WASHINGTON — Rock-bottom interest rates are still needed to aid the economic recovery, but there’s a chance that the Federal Reserve may have to start raising rates before the nation’s unemployment rate drops significantly, Dennis Lockhart, president of the Federal Reserve Bank of Atlanta, said Wednesday.

After suffering from the worst and longest recession since the 1930s, the economy seems to be on a path for moderate growth, a little below a 3 percent pace for the January-to-March quarter, Lockhart said in a speech in Hartford, Conn.

The unemployment rate now stands at 9.7 percent. The Fed, along with many private economists, predict the jobless rate will stay high over the next two years because economic growth won’t be robust enough to drive it down quickly.
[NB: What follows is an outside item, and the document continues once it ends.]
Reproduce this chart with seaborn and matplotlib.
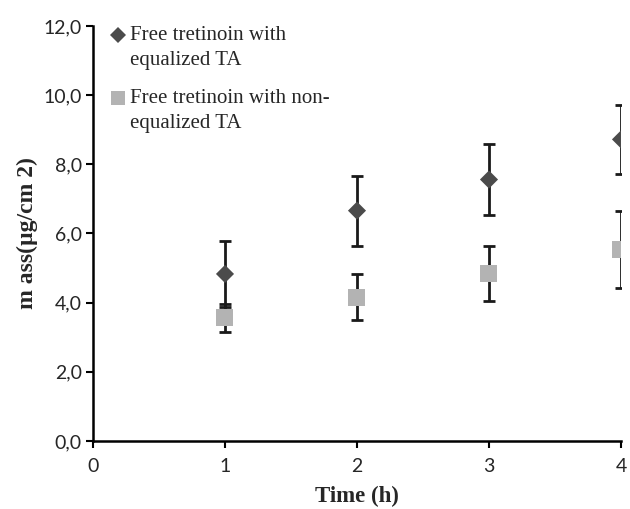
import matplotlib
matplotlib.use("Agg")
import matplotlib.pyplot as plt
import seaborn as sns
import pandas as pd
from matplotlib.lines import Line2D
from matplotlib.legend_handler import HandlerLine2D
from matplotlib.ticker import FuncFormatter, MultipleLocator

time_h = [1, 2, 3, 4]
equalized_mean = [4.83, 6.66, 7.56, 8.72]
equalized_err = [0.96, 1.01, 1.02, 0.99]
nonequalized_mean = [3.56, 4.16, 4.85, 5.53]
nonequalized_err = [0.41, 0.66, 0.80, 1.11]
series_labels = ["Free tretinoin with\nequalized TA", "Free tretinoin with non-\nequalized TA"]

df = pd.DataFrame({
    "Time": time_h * 2,
    "mass": equalized_mean + nonequalized_mean,
    "err": equalized_err + nonequalized_err,
    "series": [series_labels[0]] * 4 + [series_labels[1]] * 4,
})


class TopHandler(HandlerLine2D):
    def create_artists(self, legend, orig_handle, xdescent, ydescent, width, height, fontsize, trans):
        artists = super().create_artists(legend, orig_handle, xdescent, ydescent,
                                         width, height, fontsize, trans)
        for a in artists:
            a.set_ydata([y + 0.6 * fontsize for y in a.get_ydata()])
        return artists


sns.set_style("white")
fig = plt.figure(figsize=(6.3, 5.09), dpi=100)
ax = fig.add_axes([0.1476, 0.1336, 0.8381, 0.8154])

for lab in series_labels:
    sub = df[df["series"] == lab]
    ax.errorbar(sub["Time"], sub["mass"], yerr=sub["err"], fmt="none",
                ecolor="#1a1a1a", elinewidth=2.0, capsize=4.5, capthick=2.0, zorder=2)

sns.scatterplot(data=df, x="Time", y="mass", hue="series", style="series", size="series",
                markers={series_labels[0]: "D", series_labels[1]: "s"},
                sizes={series_labels[0]: 85, series_labels[1]: 150},
                palette={series_labels[0]: "#4b4b4b", series_labels[1]: "#b3b3b3"},
                linewidth=0, ax=ax, zorder=3)

ax.set_xlim(0, 4)
ax.set_ylim(0, 12)
ax.xaxis.set_major_locator(MultipleLocator(1))
ax.yaxis.set_major_locator(MultipleLocator(2))
ax.yaxis.set_major_formatter(FuncFormatter(lambda v, p: f"{v:.1f}".replace(".", ",")))
for s in ["top", "right"]:
    ax.spines[s].set_visible(False)
for s in ["left", "bottom"]:
    ax.spines[s].set_color("black")
    ax.spines[s].set_linewidth(1.8)
ax.tick_params(axis="both", which="major", direction="out", length=5, width=1.5,
               color="black", labelsize=14, left=True, bottom=True)
ax.tick_params(axis="y", pad=3)
ax.tick_params(axis="x", pad=7)
for t in ax.get_xticklabels() + ax.get_yticklabels():
    t.set_fontfamily("Lato")

ax.set_xlabel("Time (h)", fontsize=16.5, fontweight="bold", family="Liberation Serif", labelpad=8)
ax.set_ylabel("m ass(µg/cm 2)", fontsize=17, fontweight="bold", family="Liberation Serif")
ax.yaxis.set_label_coords(-0.105, 0.5)

handles, labels = ax.get_legend_handles_labels()
leg = ax.legend(handles, labels, loc="upper left", bbox_to_anchor=(-0.005, 1.045), frameon=False,
                prop={"family": "Liberation Serif", "size": 15}, handletextpad=0.1,
                labelspacing=0.9, handlelength=0.9, markerscale=0.85,
                handler_map={Line2D: TopHandler()})
for t in leg.get_texts():
    t.set_linespacing(1.45)
ax.grid(False)
fig.savefig("out.png", dpi=100)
Treasury Secretary Timothy Geithner, meanwhile, took the Obama administration’s message on overhauling financial regulation and aiding small businesses to the industrial heartland. On a visit to Pittsburgh, Geithner said the economy “is gradually, but definitely, getting stronger.”

“We need to do more now to help businesses expand investment and put people back to work,” he said in an address at the United Steelworkers union’s headquarters. “This is still a very tough economy.”
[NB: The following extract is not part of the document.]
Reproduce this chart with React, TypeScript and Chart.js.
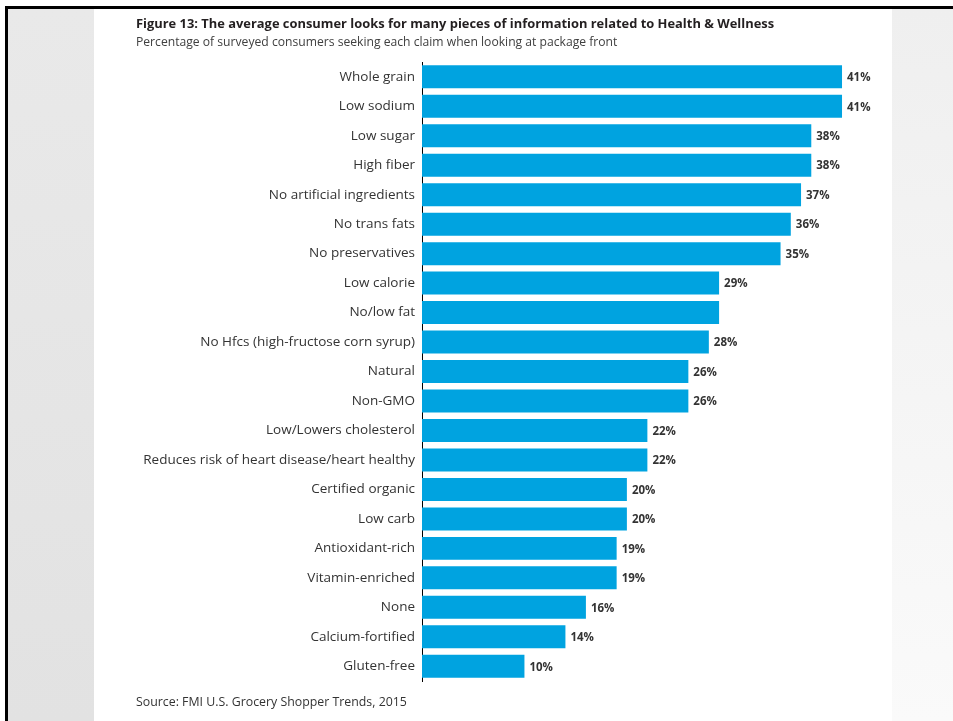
import React, { useEffect, useRef } from "react";
import { Chart, registerables } from "chart.js";

Chart.register(...registerables);

const categories: string[] = [
  "Whole grain",
  "Low sodium",
  "Low sugar",
  "High fiber",
  "No artificial ingredients",
  "No trans fats",
  "No preservatives",
  "Low calorie",
  "No/low fat",
  "No Hfcs (high-fructose corn syrup)",
  "Natural",
  "Non-GMO",
  "Low/Lowers cholesterol",
  "Reduces risk of heart disease/heart healthy",
  "Certified organic",
  "Low carb",
  "Antioxidant-rich",
  "Vitamin-enriched",
  "None",
  "Calcium-fortified",
  "Gluten-free",
];

const values: number[] = [41, 41, 38, 38, 37, 36, 35, 29, 29, 28, 26, 26, 22, 22, 20, 20, 19, 19, 16, 14, 10];

const valueLabels: string[] = [
  "41%", "41%", "38%", "38%", "37%", "36%", "35%", "29%", "", "28%", "26%",
  "26%", "22%", "22%", "20%", "20%", "19%", "19%", "16%", "14%", "10%",
];

const titleText = "Figure 13: The average consumer looks for many pieces of information related to Health & Wellness";
const subtitleText = "Percentage of surveyed consumers seeking each claim when looking at package front";
const sourceText = "Source: FMI U.S. Grocery Shopper Trends, 2015";

const FONT = "'Open Sans', 'Noto Sans', sans-serif";

export default function App() {
  const canvasRef = useRef<HTMLCanvasElement | null>(null);

  useEffect(() => {
    const canvas = canvasRef.current;
    if (!canvas) return;

    const valueLabelPlugin = {
      id: "valueLabels",
      afterDatasetsDraw(chart: any) {
        const ctx = chart.ctx;
        const meta = chart.getDatasetMeta(0);
        ctx.save();
        ctx.font = `bold 11.5px ${FONT}`;
        ctx.fillStyle = "#333333";
        ctx.textAlign = "left";
        ctx.textBaseline = "middle";
        meta.data.forEach((bar: any, i: number) => {
          const t = valueLabels[i];
          if (t) ctx.fillText(t, bar.x + 5, bar.y + 1);
        });
        ctx.restore();
      },
    };

    const sourcePlugin = {
      id: "sourceNote",
      afterDraw(chart: any) {
        const ctx = chart.ctx;
        ctx.save();
        ctx.font = `12.35px ${FONT}`;
        ctx.fillStyle = "#333333";
        ctx.textAlign = "left";
        ctx.textBaseline = "middle";
        ctx.fillText(sourceText, 136, 702);
        ctx.restore();
      },
    };

    const chart = new Chart(canvas, {
      type: "bar",
      data: {
        labels: categories,
        datasets: [
          {
            data: values,
            backgroundColor: "#00a3e0",
            borderWidth: 0,
            barPercentage: 1,
            categoryPercentage: 0.78,
          },
        ],
      },
      options: {
        indexAxis: "y",
        responsive: false,
        animation: false,
        layout: { padding: { left: 136, right: 70, top: 0, bottom: 40 } },
        plugins: {
          legend: { display: false },
          tooltip: { enabled: false },
          title: {
            display: true,
            text: titleText,
            align: "start",
            color: "#231f20",
            font: { family: FONT, size: 12.9, weight: "bold", lineHeight: 1.2 },
            padding: { top: 17, bottom: 0 },
          },
          subtitle: {
            display: true,
            text: subtitleText,
            align: "start",
            color: "#404040",
            font: { family: FONT, size: 12.15, lineHeight: 1.2 },
            padding: { top: 3, bottom: 12 },
          },
        },
        scales: {
          x: {
            display: false,
            min: 0,
            max: 45,
          },
          y: {
            grid: { display: false, drawTicks: false },
            border: { display: true, color: "#000000", width: 1 },
            ticks: {
              color: "#333333",
              padding: 7,
              font: { family: FONT, size: 13.5 },
            },
            afterFit(scale: any) {
              scale.width = 286;
            },
          },
        },
      },
      plugins: [valueLabelPlugin, sourcePlugin],
    });

    return () => chart.destroy();
  }, []);

  return (
    <div style={{ position: "absolute", left: 0, top: 0, width: 953, height: 721, background: "#ffffff", overflow: "hidden" }}>
      <div style={{ position: "absolute", left: 5, top: 6, width: 948, height: 3, background: "#000" }} />
      <div style={{ position: "absolute", left: 5, top: 6, width: 3, height: 715, background: "#000" }} />
      <div style={{ position: "absolute", left: 8, top: 9, width: 86, height: 712, background: "linear-gradient(180deg, #e9e9e9 0%, #e2e2e2 100%)" }} />
      <div style={{ position: "absolute", left: 892, top: 9, width: 61, height: 712, background: "linear-gradient(180deg, #efefef 0%, #fafafa 100%)" }} />
      <canvas ref={canvasRef} width={953} height={721} style={{ position: "absolute", left: 0, top: 0, display: "block" }} />
    </div>
  );
}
What’s needed, Geither said, are new tax cuts and credit programs from Congress for small businesses, a rebuilt national infrastructure, expanded exports, and aid to cities and states to keep public employees working.

Economists estimate that employers added around 190,000 jobs in March, in what they hope will be the start of consistent payroll gains. If they are right, it would mark the biggest jobs gain in three years and only the second month since the recession started in December 2007 that the economy actually added jobs.

The government releases its employment report on Friday. Analysts think the jobless rate will stay at 9.7 percent for the third straight month.

Lockhart indicated that the Fed shouldn’t keep holding rates at low levels until the unemployment rate drops to where it was before the recession — around 4.5 percent, a rate that many analysts believe is better than normal.